Fourth and Goal

It’s the fourth quarter. The game is tied. You are out of timeouts. It’s fourth and goal on your opponent’s 12-yard line. This is the time when you have to perform. The game is on the line and this one play will likely determine the outcome of the game. For some quarterbacks, this is the worst possible moment in a game, because they are under extraordinary pressure to perform with a lot at stake. Other signal callers, however, seem to thrive on it. Tom Brady, Aaron Rodgers, Drew Brees, Peyton Manning—you can almost see them licking their lips in anticipation of this game-changing opportunity.

That is what fourth and goal is all about. But how an athlete performs under that kind of pressure will likely be determined by two things: Your attitude and your preparation. It is also significant to note that the one impacts the other. The reason the great quarterbacks are not flustered by fourth and goal is because they have trained, prepared, and worked for that exact opportunity—and they know they can get it done. They may not get it done in every case, but they know they can.

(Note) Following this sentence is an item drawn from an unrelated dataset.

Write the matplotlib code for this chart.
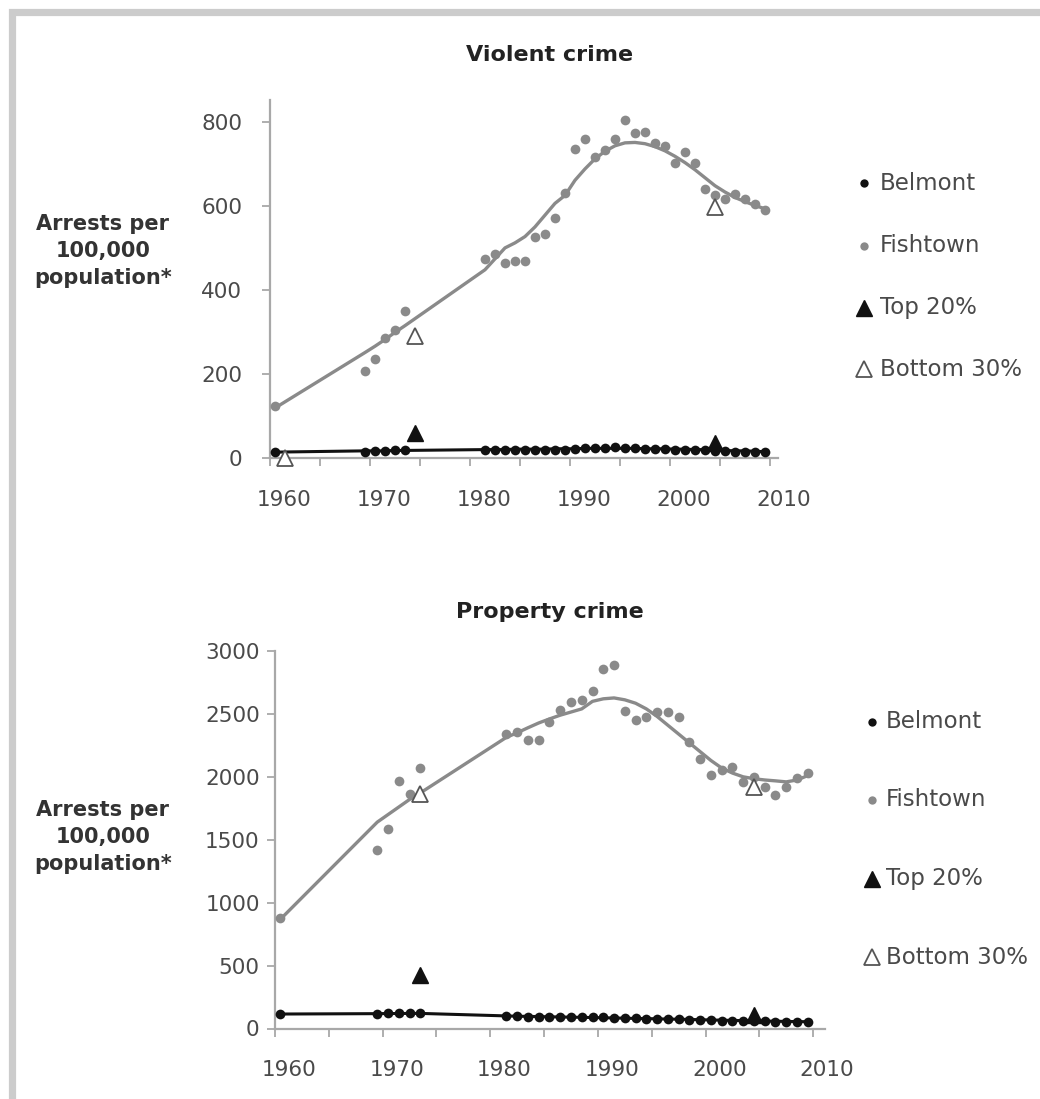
import matplotlib
matplotlib.use("Agg")
import matplotlib.pyplot as plt
import matplotlib.transforms as mtransforms
from matplotlib.lines import Line2D
from matplotlib.patches import Rectangle
import numpy as np

# ---- data ----
years = [1960, 1969, 1970, 1971, 1972, 1973] + list(range(1981, 2010))

fishtown_violent = [124, 208, 235, 286, 305, 349,
                    473, 486, 463, 470, 470, 527, 533, 571, 630, 735,
                    759, 716, 733, 759, 805, 773, 775, 749, 743, 703,
                    728, 702, 640, 626, 616, 628, 616, 604, 590]
fishtown_violent_fit = [119, 251, 266, 282, 299, 315,
                        448, 474, 500, 512, 527, 550, 578, 606, 625, 661,
                        688, 712, 730, 743, 750, 751, 748, 741, 731, 718,
                        703, 686, 667, 648, 633, 620, 610, 601, 593]
belmont_violent = [15, 15, 16, 17, 18, 19,
                   20, 20, 18, 18, 18, 19, 18, 19, 20, 22,
                   24, 24, 24, 25, 24, 23, 22, 22, 21, 20,
                   19, 18, 18, 17, 16, 15, 15, 14, 14]
belmont_violent_fit = [14, 17, 17, 17, 18, 18,
                       20, 20, 20, 21, 21, 21, 21, 22, 22, 22,
                       23, 23, 23, 23, 23, 23, 22, 22, 22, 21,
                       21, 20, 20, 19, 18, 17, 17, 16, 15]

fishtown_property = [881, 1421, 1582, 1963, 1865, 2071,
                     2338, 2358, 2296, 2296, 2433, 2532, 2592, 2613, 2680, 2857,
                     2891, 2521, 2452, 2479, 2513, 2513, 2479, 2275, 2143, 2018,
                     2055, 2076, 1957, 2002, 1917, 1852, 1917, 1992, 2029]
fishtown_property_fit = [868, 1640, 1700, 1760, 1820, 1872,
                         2314, 2350, 2390, 2428, 2460, 2490, 2515, 2540, 2600, 2620,
                         2627, 2612, 2585, 2540, 2480, 2410, 2340, 2270, 2200, 2130,
                         2070, 2030, 2000, 1985, 1975, 1968, 1960, 1975, 2010]
belmont_property = [113, 118, 122, 124, 124, 124,
                    98, 97, 93, 92, 92, 90, 90, 88, 90, 88,
                    85, 82, 80, 78, 78, 74, 72, 70, 66, 64,
                    62, 60, 60, 62, 58, 55, 55, 54, 53]
belmont_property_fit = [115, 118, 119, 119, 120, 120,
                        100, 98, 96, 95, 93, 92, 90, 89, 87, 85,
                        84, 82, 80, 79, 77, 75, 74, 72, 70, 68,
                        66, 64, 63, 61, 59, 58, 56, 55, 54]

# Top 20% / Bottom 30% survey points
violent_top20_years = [1974, 2004]
violent_top20 = [60, 35]
violent_bottom30_years = [1961, 1974, 2004]
violent_bottom30 = [0, 290, 598]

property_top20_years = [1973, 2004]
property_top20 = [423, 110]
property_bottom30_years = [1973, 2004]
property_bottom30 = [1860, 1917]

legend_labels = ["Belmont", "Fishtown", "Top 20%", "Bottom 30%"]

FISH = "#8a8a8a"
BEL = "#111111"
AXC = "#a8a8a8"
TXT = "#4a4a4a"
MID = 0.5  # data plotted at mid-year

fig = plt.figure(figsize=(10.40, 10.99), dpi=100)
W, H = 1040, 1099

# light gray frame
fig.add_artist(Rectangle((11.5 / W, -0.2), 1.5, 1 - 11.5 / H + 0.2,
                         transform=fig.transFigure, fill=False,
                         edgecolor="#cccccc", linewidth=5.2))


def panel(rect, xmax, ymax, yticks, fish, fish_fit, bel, bel_fit,
          t20y, t20, b30y, b30, title, title_y, label_y, leg_x, leg_tx, leg_y,
          ypad):
    ax = fig.add_axes(rect)
    x = np.array(years) + MID
    ax.plot(x, fish_fit, color=FISH, lw=2.4, zorder=2, solid_capstyle="round")
    ax.plot(x, fish, "o", color=FISH, ms=7, mec="none", zorder=3)
    ax.plot(x, bel_fit, color=BEL, lw=2.2, zorder=4)
    ax.plot(x, bel, "o", color=BEL, ms=7, mec="none", zorder=5, clip_on=False)
    ax.plot(np.array(t20y) + MID, t20, "^", color=BEL, ms=11, mec=BEL, zorder=6,
            clip_on=False)
    ax.plot(np.array(b30y) + MID, b30, "^", color="white", ms=11, mec="#555555",
            mew=1.3, zorder=6, clip_on=False)

    ax.set_xlim(1960, xmax)
    ax.set_ylim(0, ymax)
    ax.set_yticks(yticks)
    ax.set_xticks(range(1960, 2011, 5))
    ax.set_xticklabels([str(v) if v % 10 == 0 else "" for v in range(1960, 2011, 5)])
    for s in ["top", "right"]:
        ax.spines[s].set_visible(False)
    for s in ["left", "bottom"]:
        ax.spines[s].set_color(AXC)
        ax.spines[s].set_linewidth(1.6)
    ax.tick_params(axis="both", colors=AXC, width=1.3, length=6,
                   labelcolor=TXT, labelsize=15.5)
    ax.tick_params(axis="y", pad=ypad)
    ax.tick_params(axis="x", pad=17)
    # year labels sit a little right of their tick marks, as in the original
    off = mtransforms.ScaledTranslation(14 / 100, 0, fig.dpi_scale_trans)
    for lab in ax.get_xticklabels():
        lab.set_transform(lab.get_transform() + off)
    ax.patch.set_alpha(0)

    fig.text(550 / W, 1 - title_y / H, title, ha="center", va="center",
             fontsize=16, fontweight="bold", color="#222222")
    fig.text(103 / W, 1 - label_y / H, "Arrests per\n100,000\npopulation*",
             ha="center", va="center", fontsize=15, fontweight="bold",
             color="#333333", linespacing=1.45)

    styles = [dict(marker="o", color=BEL, ms=6, mec="none"),
              dict(marker="o", color=FISH, ms=6, mec="none"),
              dict(marker="^", color=BEL, ms=12, mec=BEL),
              dict(marker="^", color="white", ms=12, mec="#555555", mew=1.3)]
    for lbl, st, yy in zip(legend_labels, styles, leg_y):
        fig.add_artist(Line2D([leg_x / W], [1 - yy / H], linestyle="none",
                              transform=fig.transFigure, **st))
        fig.text(leg_tx / W, 1 - yy / H, lbl, ha="left", va="center",
                 fontsize=16.5, color=TXT)
    return ax


panel([270 / W, 1 - 458 / H, 508 / W, 358 / H], 2010.8, 852,
      [0, 200, 400, 600, 800],
      fishtown_violent, fishtown_violent_fit, belmont_violent, belmont_violent_fit,
      violent_top20_years, violent_top20, violent_bottom30_years, violent_bottom30,
      "Violent crime", 55, 251, 864, 880, [183, 246, 308, 369], 14)

panel([275 / W, 1 - 1028.5 / H, 550 / W, 377.5 / H], 2011.1, 3000,
      [0, 500, 1000, 1500, 2000, 2500, 3000],
      fishtown_property, fishtown_property_fit, belmont_property, belmont_property_fit,
      property_top20_years, property_top20, property_bottom30_years, property_bottom30,
      "Property crime", 612, 837, 872, 886, [722, 800, 879, 957], 5)

fig.savefig("out.png", dpi=100)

When under pressure to perform, we too can find ourselves shrouded with doubt and uncertainty if we haven’t properly prepared for that moment. While Jesus was on the Mount of Transfiguration, a heartbroken father brought his demon-possessed son to the disciples. But, in that moment of pressure, they failed to rescue the boy. When Jesus arrived, the father lamented the boy’s condition, saying:

“Wherever it seizes him, it throws him down; he foams at the mouth, gnashes his teeth, and becomes rigid. So I spoke to Your disciples, that they should cast it out, but they could not.” He [Jesus] answered him and said, “O faithless generation, how long shall I be with you? How long shall I bear with you? Bring him to Me” (Mark 9:18-19).

Interestingly, Jesus had equipped His men for just this kind of opportunity, but they failed anyway. Why? They would ask that question themselves after Jesus had succeeded where they had failed.

When He had come into the house, His disciples asked Him privately, “Why could we not cast it out?” So He said to them, “This kind can come out by nothing but prayer” (9:28-29).

Ah, there’s the rub. In the moment of pressure, they were not prepared. Why? They had not prayed (a tragedy that would be repeated the night before the cross). For us, the challenge is similar. We might not be confronted by a person who is a demoniac, but we face ongoing situations that are packed with pressure. The question is not whether or not we will face such situations. The question is whether or not we will be ready when they come. That is why the value of prayer is so much more than just asking and receiving—it is our communal connection to our Father, who is our strength, our help, our King. Only as we cultivate that relationship through prayer can we hope to be truly ready when the pressure mounts and we must act. We act in Him.